Everybody in the building was ordered out, she said, and two firetrucks arrived. She said she heard later that an air conditioner was smoking.
But Columbia's deputy fire chief, Aubrey Jenkins, said it was a false alarm. "That's not unusual for an alarm to activate. We didn't find anything wrong."
Meanwhile, Benedict officials have been working to fix deficiencies in the building's fire-safety system, said Steve Morrison, a lawyer and member of Benedict's board of trustees.
Morrison said he spoke Tuesday with county attorney Larry Smith and, after the fire-safety contractor working at the dorm had questions, delivered a letter asking the fire marshal to clarify what was meant by one of the listed deficiencies.
But Wednesday, Morrison said, he couldn't get anyone from the fire marshal's office on the phone.
Provided a copy of the news release, Morrison said he didn't know what the evacuation order meant and that he was unable to get a copy of the order.
As for where the students might be housed, Morrison said he doesn't know.
"Where can we move them?
"Until this press release, we've had our full energy on getting this building in order. ... The college may, in fact, be exploring that right now."
Then, just before 11 p.m.

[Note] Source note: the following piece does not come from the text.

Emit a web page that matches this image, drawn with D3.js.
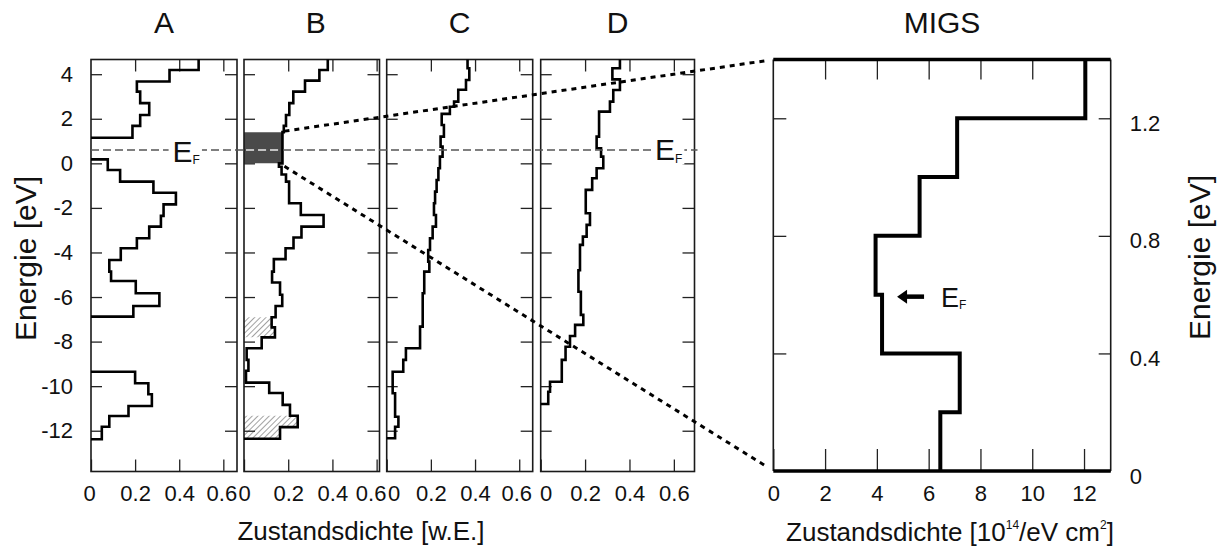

Wednesday, Morrison issued a statement that said the building at 1539 Horseshoe Drive has "working smoke detectors, functional fire alarms, fully charged fire extinguishers, exit signs, and a fire evacuation route" and a fire watch patrol.
It also said Smith, the county's attorney, returned calls late Wednesday, promising "to try to set up a meeting with the fire marshal."
"It's highly unusual to have a discussion with the government through the media and press releases," Morrison's statement said.
The county has cited the college at least three times, and a court date is set for Oct. 5 before a magistrate on those citations.